Upon examination of the documentation, it was determined that Handyman, LLC had been paid an average of approximately $25,000 per year of work for ABC. However, for the 12 months or so prior to the merger, payments to Handyman, LLC ballooned to approximately $235,000. Of this amount, only $45,000 appeared to be supported with enough detail to conclude that the payments were valid. The remaining payments had no documentation in the file and were  in large, even amounts, such as $22,500. The payments that were determined to be valid were never this large and were always for odd amounts.

The accounting records also reflected that the vast majority of the undocumented payments were charged to a special account, “construction in progress,” which was set up to capture payments for a large multi-million dollar expansion to the plant. Upon examination, it was determined that the payee as recorded in the system for these checks to Handyman, LLC was falsified to appear that the payments were made to another approved contractor actually working on the expansion. It was further determined, by analyzing the journal entries and login data, that the controller himself had posted these fraudulent entries to the accounts, bypassing the accounting clerk who normally posted all manual and computer-generated payments.

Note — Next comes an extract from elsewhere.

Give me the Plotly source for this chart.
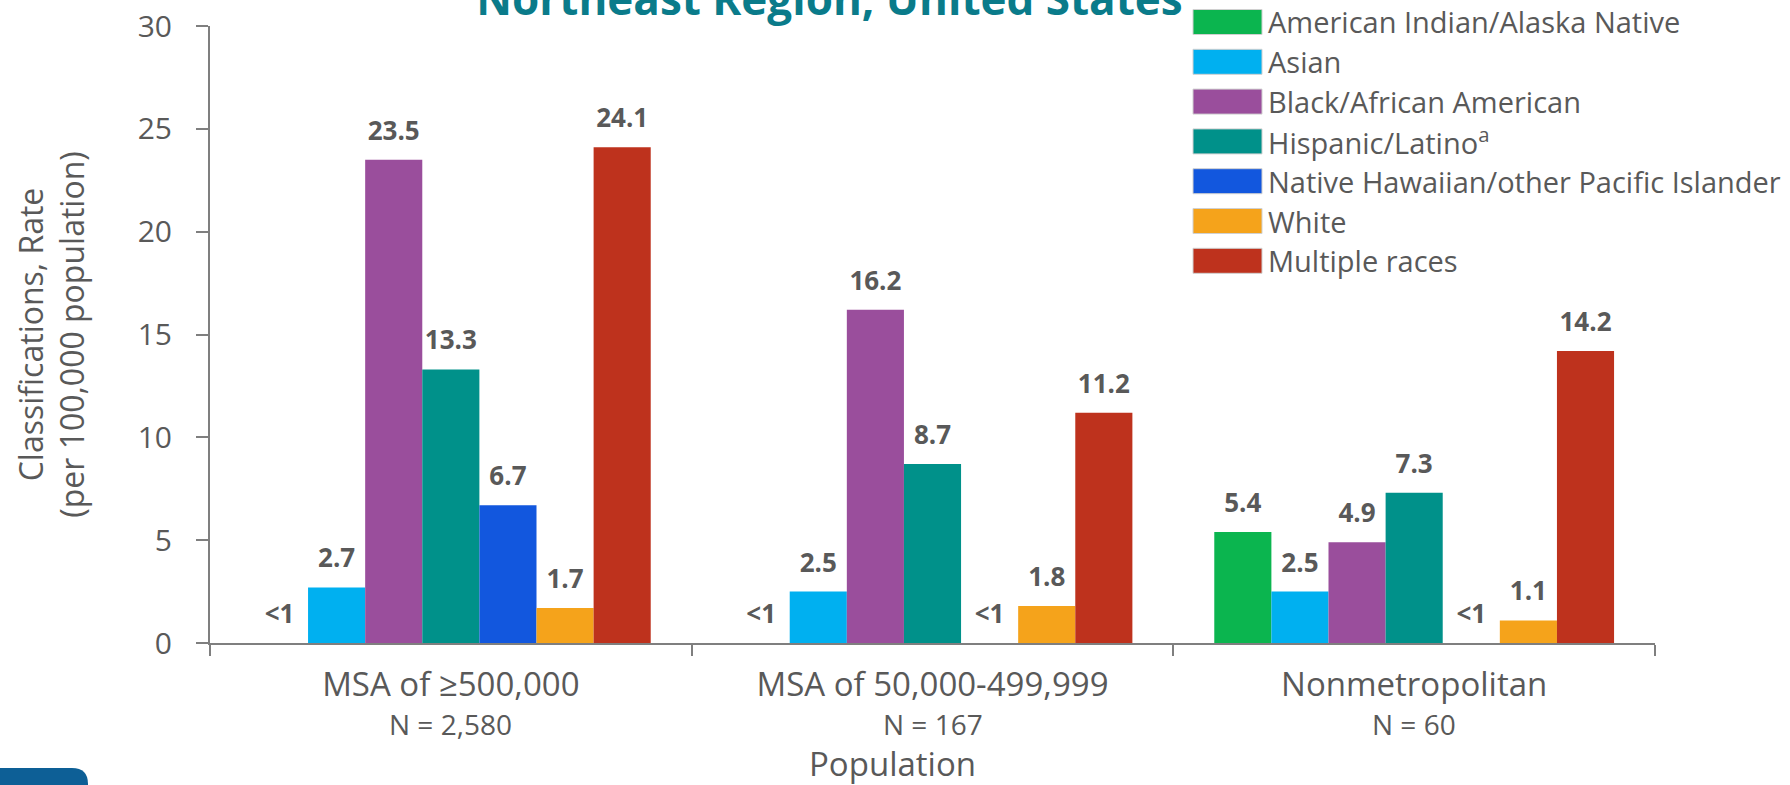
import plotly.graph_objects as go

# data
categories = ["MSA of ≥500,000", "MSA of 50,000-499,999", "Nonmetropolitan"]
n_labels = ["N = 2,580", "N = 167", "N = 60"]

series_names = ["American Indian/Alaska Native", "Asian", "Black/African American",
                "Hispanic/Latino<sup>a</sup>", "Native Hawaiian/other Pacific Islander",
                "White", "Multiple races"]
aian = [0, 0, 5.4]
asian = [2.7, 2.5, 2.5]
black = [23.5, 16.2, 4.9]
hispanic = [13.3, 8.7, 7.3]
nhpi = [6.7, 0, 0]
white = [1.7, 1.8, 1.1]
multiple = [24.1, 11.2, 14.2]
series_values = [aian, asian, black, hispanic, nhpi, white, multiple]
colors = ["#0BB54F", "#00B0F0", "#9A4E9C", "#00918A", "#1257DE", "#F5A31B", "#BE321D"]

grey = "#595959"
font = "Open Sans"

fig = go.Figure()
for name, vals, col in zip(series_names, series_values, colors):
    fig.add_trace(go.Bar(x=categories, y=vals, name=name, marker_color=col,
                         marker_line_width=0, showlegend=False, hoverinfo="skip"))

# value labels, grouped the same way as the bars
for name, vals in zip(series_names, series_values):
    labels = ["<1" if v < 1 else f"{v:.1f}" for v in vals]
    fig.add_trace(go.Scatter(x=categories, y=vals, mode="markers+text", text=labels,
                             textposition="top center", marker=dict(size=20, opacity=0),
                             textfont=dict(family=font, size=26, color=grey, weight="bold"),
                             cliponaxis=False, showlegend=False, hoverinfo="skip"))

W = 1445
H = 617

# sample sizes under each category name
for c, n in zip(categories, n_labels):
    fig.add_annotation(xref="x", yref="paper", x=c, y=(643 - 724) / H, text=n,
                       showarrow=False, yanchor="middle",
                       font=dict(family=font, size=28, color=grey))

# legend drawn as wide swatches like the original
for i, (name, col) in enumerate(zip(series_names, colors)):
    yc = 22 + i * 39.8
    fig.add_shape(type="rect", xref="paper", yref="paper",
                  x0=(1193 - 210) / W, x1=(1262 - 210) / W,
                  y0=(643 - yc - 12.5) / H, y1=(643 - yc + 12.5) / H,
                  fillcolor=col, line=dict(color="#d0d0d0", width=1))
    fig.add_annotation(xref="paper", yref="paper", x=(1266 - 210) / W, y=(643 - yc) / H,
                       text=name, showarrow=False, xanchor="left", yanchor="middle",
                       font=dict(family=font, size=29, color=grey))

# x axis title sits a little left of centre in the original
fig.add_annotation(xref="paper", yref="paper", x=(892 - 210) / W, y=(643 - 763) / H,
                   text="Population", showarrow=False, xanchor="center", yanchor="middle",
                   font=dict(family=font, size=33, color=grey))

# partial logo block in bottom-left corner
fig.add_shape(type="path", xref="paper", yref="paper",
              path=f"M {-210/W},{(643-768)/H} L {(72-210)/W},{(643-768)/H} "
                   f"Q {(88-210)/W},{(643-768)/H} {(88-210)/W},{(643-784)/H} "
                   f"L {(88-210)/W},{(643-800)/H} L {-210/W},{(643-800)/H} Z",
              fillcolor="#0D5F96", line_width=0)

fig.update_layout(
    width=1790, height=785,
    margin=dict(l=210, r=135, t=26, b=142),
    paper_bgcolor="white", plot_bgcolor="white",
    barmode="group", bargap=0.17, bargroupgap=0,
    scattermode="group", scattergap=0.17,
    font=dict(family=font, color=grey),
    title=dict(text="<b>Northeast Region, United States</b>", x=0.4634, xanchor="center",
               y=1.0, yanchor="middle", yref="container",
               font=dict(family=font, size=44, color="#0A7B8A")),
    xaxis=dict(tickson="boundaries", ticks="outside", ticklen=11, tickwidth=2,
               tickcolor="#7f7f7f", showline=True, linecolor="#7f7f7f", linewidth=2,
               tickfont=dict(size=33, color=grey), showgrid=False, automargin=False,
               ticklabelstandoff=11),
    yaxis=dict(range=[0, 30], dtick=5, ticks="outside", ticklen=12, tickwidth=2,
               tickcolor="#7f7f7f", showline=True, linecolor="#7f7f7f", linewidth=2,
               tickfont=dict(size=30, color=grey), showgrid=False, zeroline=False,
               ticklabelstandoff=18, automargin=False,
               title=dict(text="Classifications, Rate<br>(per 100,000 population)",
                          font=dict(size=32, color=grey), standoff=43)),
)

fig.write_html("out.html", config={"displayModeBar": False},
               post_script="document.body.style.margin='0';document.body.style.overflow='hidden';")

As a result, it became apparent that the controller had taken advantage of the weakness in oversight over the manual checks as well as the knowledge that the construction in progress account would not receive the same level of scrutiny as the normal operating accounts. With the merger into XYZ in 2012, and the normal chaos and write-offs that typically occur during mergers, it appeared that the controller and his brother were convinced they would never be caught. After the merger, there were no further unsupported payments.

Upon presenting these findings to XYZ management, it was decided that the controller would be terminated the next day. Ironically, the original claim of financial statement manipulation by the general manager could never be substantiated. XYZ did not press charges, satisfied to just terminate the corrupt controller and move forward with better internal controls.

This particular assignment illustrates that sometimes evidence will point in an entirely unexpected direction….kind of like a box of chocolates. You never know what you are going to get!